Hand And Grasp Recognition Research Plan

Date: 2026-05-05

Goal

Assess whether AI pose/vision methods can recognize clinically relevant hand grasps and object interactions for the LABIS research line Monica and Cristina discussed.

Research Questions

  1. Which grasp taxonomy should be used for the first validation set?
  2. Can OpenPose hand keypoints distinguish the requested grasp types?
  3. Does MediaPipe Hands or another hand model outperform OpenPose for this use case?
  4. What object context is required to avoid confusing hand pose with actual grasp?

Candidate Dataset Matrix

  • Power grasp: bottle, cylinder, handle.
  • Precision pinch: coin, pen, small cube.
  • Spherical grasp: tennis ball, 3D-printed semisphere.
  • Lateral/key pinch: key/card.
  • Tripod grasp: pen/stylus.
  • Hook grasp: bag handle.

Each row needs:

  • object
  • grasp type
  • hand side
  • camera angle
  • occlusion level
  • expected keypoint visibility
  • model output
  • pass/fail criterion

Test Strategy

  1. Start with synthetic/sourced image smoke tests to validate pipeline wiring only.
  2. Move to real controlled images/videos for scientific conclusions.
  3. Extract hand keypoints with OpenPose and at least one second model.
  4. Train or rule-based classify grasp candidates.
  5. Validate against manually labeled ground truth.

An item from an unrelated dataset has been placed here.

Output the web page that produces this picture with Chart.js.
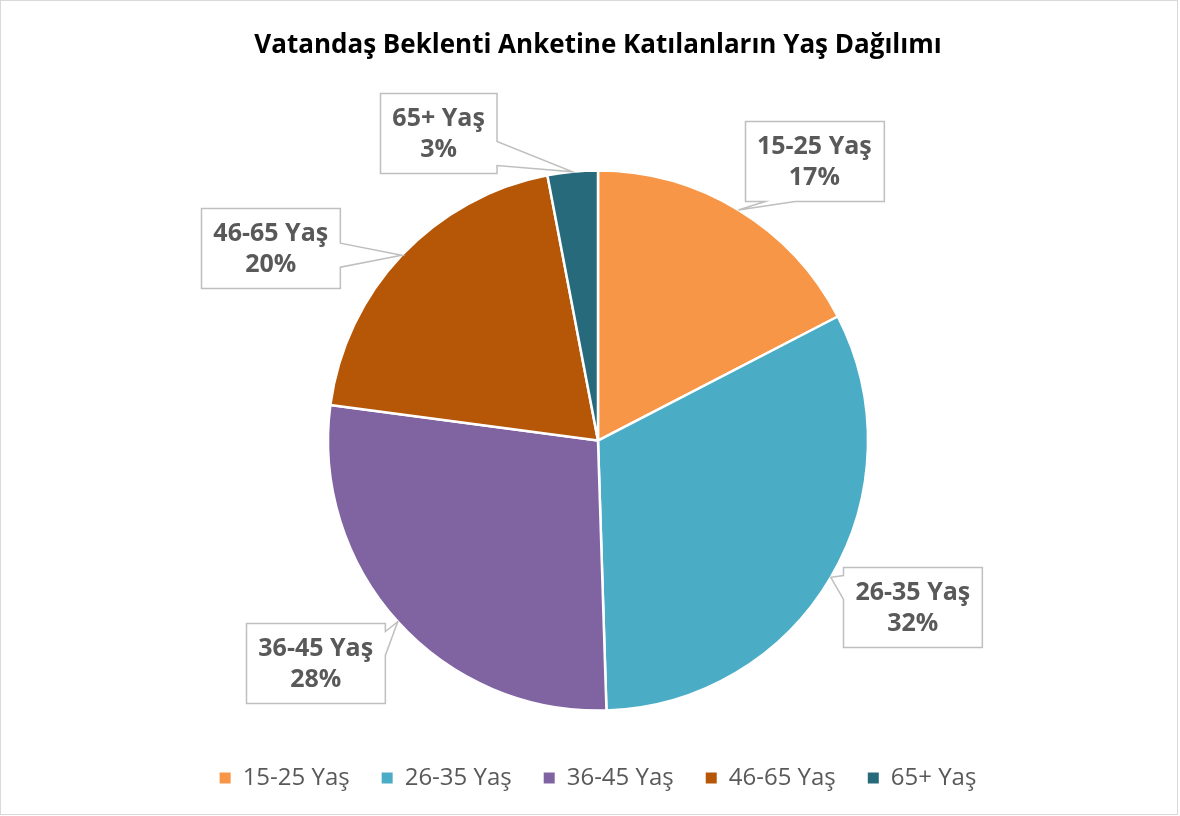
<!DOCTYPE html>
<html lang="tr">
<head>
<meta charset="utf-8">
<title>Vatandaş Beklenti Anketi - Yaş Dağılımı</title>
<script src="https://cdn.jsdelivr.net/npm/chart.js@4/dist/chart.umd.min.js"></script>
<style>
    html, body { margin: 0; padding: 0; background: #ffffff; }
    #wrap { width: 1180px; height: 816px; }
</style>
</head>
<body>
<div id="wrap"><canvas id="yasChart" width="1180" height="816"></canvas></div>
<script>
// ============================================================================
// DATA
// ============================================================================

const categories = ['15-25 Yaş', '26-35 Yaş', '36-45 Yaş', '46-65 Yaş', '65+ Yaş'];
const shares = [17.4, 32.1, 27.6, 19.9, 3.0];
const sliceColors = ['#F79646', '#4BACC6', '#8064A2', '#B65708', '#276A7C'];

// callout box centre, relative to the slice's outer mid point
const labelOffsets = [[76, -49], [82, 30], [-82, 41], [-131, -7], [-134, -39]];

const FONT = '"Open Sans", "DejaVu Sans", sans-serif';

// ============================================================================
// PLUGINS
// ============================================================================

const frame = {
    id: 'frame',
    beforeDraw(chart) {
        const ctx = chart.ctx;
        ctx.save();
        ctx.fillStyle = '#ffffff';
        ctx.fillRect(0, 0, chart.width, chart.height);
        ctx.strokeStyle = '#D9D9D9';
        ctx.lineWidth = 1;
        ctx.strokeRect(0.5, 0.5, chart.width - 3, chart.height - 2);
        ctx.restore();
    }
};

function calloutPath(ctx, x0, y0, x1, y1, tx, ty) {
    const w = x1 - x0, h = y1 - y0;
    const ox = tx < x0 ? x0 - tx : (tx > x1 ? tx - x1 : 0);
    const oy = ty < y0 ? y0 - ty : (ty > y1 ? ty - y1 : 0);
    let side;
    if (ox / w > oy / h) side = tx < x0 ? 'left' : 'right';
    else side = ty < y0 ? 'top' : 'bottom';

    function base(a, b, p) {
        const len = b - a;
        const c = Math.max(a + 0.25 * len, Math.min(b - 0.25 * len, p));
        const hw = Math.min(15, 0.15 * len);
        return [c - hw, c + hw];
    }

    ctx.beginPath();
    ctx.moveTo(x0, y0);
    if (side === 'top') {
        const [a, b] = base(x0, x1, tx);
        ctx.lineTo(a, y0); ctx.lineTo(tx, ty); ctx.lineTo(b, y0);
    }
    ctx.lineTo(x1, y0);
    if (side === 'right') {
        const [a, b] = base(y0, y1, ty);
        ctx.lineTo(x1, a); ctx.lineTo(tx, ty); ctx.lineTo(x1, b);
    }
    ctx.lineTo(x1, y1);
    if (side === 'bottom') {
        const [a, b] = base(x0, x1, tx);
        ctx.lineTo(b, y1); ctx.lineTo(tx, ty); ctx.lineTo(a, y1);
    }
    ctx.lineTo(x0, y1);
    if (side === 'left') {
        const [a, b] = base(y0, y1, ty);
        ctx.lineTo(x0, b); ctx.lineTo(tx, ty); ctx.lineTo(x0, a);
    }
    ctx.closePath();
}

const callouts = {
    id: 'callouts',
    afterDatasetsDraw(chart) {
        const ctx = chart.ctx;
        const meta = chart.getDatasetMeta(0);
        const total = shares.reduce((s, v) => s + v, 0);

        meta.data.forEach((arc, i) => {
            const mid = (arc.startAngle + arc.endAngle) / 2;
            const tx = arc.x + Math.cos(mid) * arc.outerRadius;
            const ty = arc.y + Math.sin(mid) * arc.outerRadius;
            const cx = tx + labelOffsets[i][0];
            const cy = ty + labelOffsets[i][1];

            const line1 = categories[i];
            const line2 = Math.round(shares[i] / total * 100) + '%';

            ctx.save();
            ctx.font = 'bold 25px ' + FONT;
            const tw = Math.max(ctx.measureText(line1).width, ctx.measureText(line2).width);
            const bw = tw + 24, bh = 80;
            const x0 = Math.round(cx - bw / 2) + 0.5, y0 = Math.round(cy - bh / 2) + 0.5;

            calloutPath(ctx, x0, y0, x0 + bw, y0 + bh, tx, ty);
            ctx.fillStyle = '#ffffff';
            ctx.fill();
            ctx.strokeStyle = '#BFBFBF';
            ctx.lineWidth = 1.5;
            ctx.stroke();

            ctx.fillStyle = '#595959';
            ctx.textAlign = 'center';
            ctx.textBaseline = 'middle';
            ctx.fillText(line1, cx, y0 + 25);
            ctx.fillText(line2, cx, y0 + 56);
            ctx.restore();
        });
    }
};

// ============================================================================
// CHART
// ============================================================================

const yasChart = new Chart(document.getElementById('yasChart'), {
    type: 'pie',
    data: {
        labels: categories,
        datasets: [{
            data: shares,
            backgroundColor: sliceColors,
            borderColor: '#ffffff',
            borderWidth: 2.5,
            radius: 270
        }]
    },
    options: {
        responsive: false,
        animation: false,
        layout: {
            padding: { left: 16, right: 0, top: 0, bottom: 16 }
        },
        plugins: {
            title: {
                display: true,
                text: 'Vatandaş Beklenti Anketine Katılanların Yaş Dağılımı',
                color: '#000000',
                font: { family: FONT, size: 26, weight: 'bold' },
                padding: { top: 30, bottom: 86 }
            },
            legend: {
                display: true,
                position: 'bottom',
                labels: {
                    color: '#595959',
                    font: { family: FONT, size: 24 },
                    boxWidth: 11,
                    boxHeight: 11,
                    padding: 32,
                    generateLabels: function(chart) {
                        return Chart.overrides.pie.plugins.legend.labels.generateLabels(chart)
                            .map(item => Object.assign(item, { lineWidth: 0 }));
                    }
                }
            },
            tooltip: { enabled: false }
        }
    },
    plugins: [frame, callouts]
});
</script>
</body>
</html>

Public Dataset Fixture Plan

Public datasets can unblock the keypoint pipeline and regression tests, but they do not replace a consented private LABIS dataset for clinical claims. Use them as external fixtures with source URLs, licenses, SHA-256 hashes, and split metadata; do not vendor third-party photos into this repo unless the license explicitly permits redistribution.

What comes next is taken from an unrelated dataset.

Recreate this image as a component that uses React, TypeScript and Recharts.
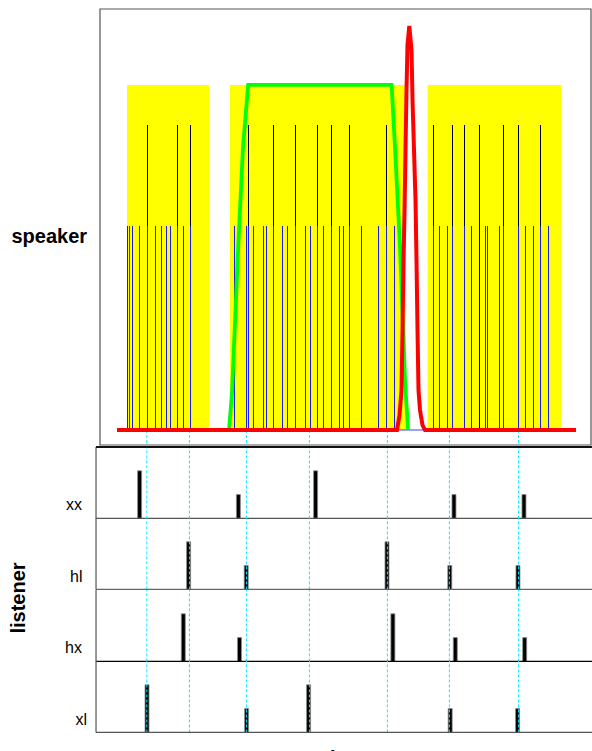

Recommended external fixtures:

Source What it provides Best use License/access gate
CMU Panoptic HandDB Real hand images with manual 21-keypoint annotations Small public keypoint fixture Verify dataset README before redistribution
COCO-WholeBody / WholeBody-Hand In-the-wild hand boxes and hand keypoints over COCO photos Robustness checks on real photos COCO/Flickr image terms plus annotation license
FreiHAND Real single-hand RGB with 21 3D keypoints and MANO data Keypoint validation outside clinical images Research-only terms
HaGRID / HaGRIDv2 Real gesture/grasp-like labels and hand boxes Grasp/gesture smoke fixture Check current CC BY-SA variant and attribution requirements
HO-3D / H2O-3D Hand-object interaction with object/hand pose Object-grasp feasibility study Academic/research terms; no redistribution without permission

Minimum reproducible public fixture:

  • 10-20 CMU or COCO-WholeBody hand crops with 21-keypoint ground truth.
  • 10 HaGRID samples across grip, grabbing, fist, palm, and no_gesture.
  • Store only external://... references in data/external/manifest.csv until redistribution rights are verified.
  • Run MediaPipe and OpenPose through the same normalization schema and store only model outputs generated locally.

Acceptance boundary for HAND-004:

  • Public external fixtures can close the pipeline-data blocker.
  • Clinical/scientific conclusions still require the LABIS consented capture protocol in docs/capture-protocol.md and docs/templates/consent-form.md.

Outputs

  • bibliography summary
  • docs/grasp-taxonomy.md
  • labeled image/video inventory
  • model comparison notebook
  • feasibility report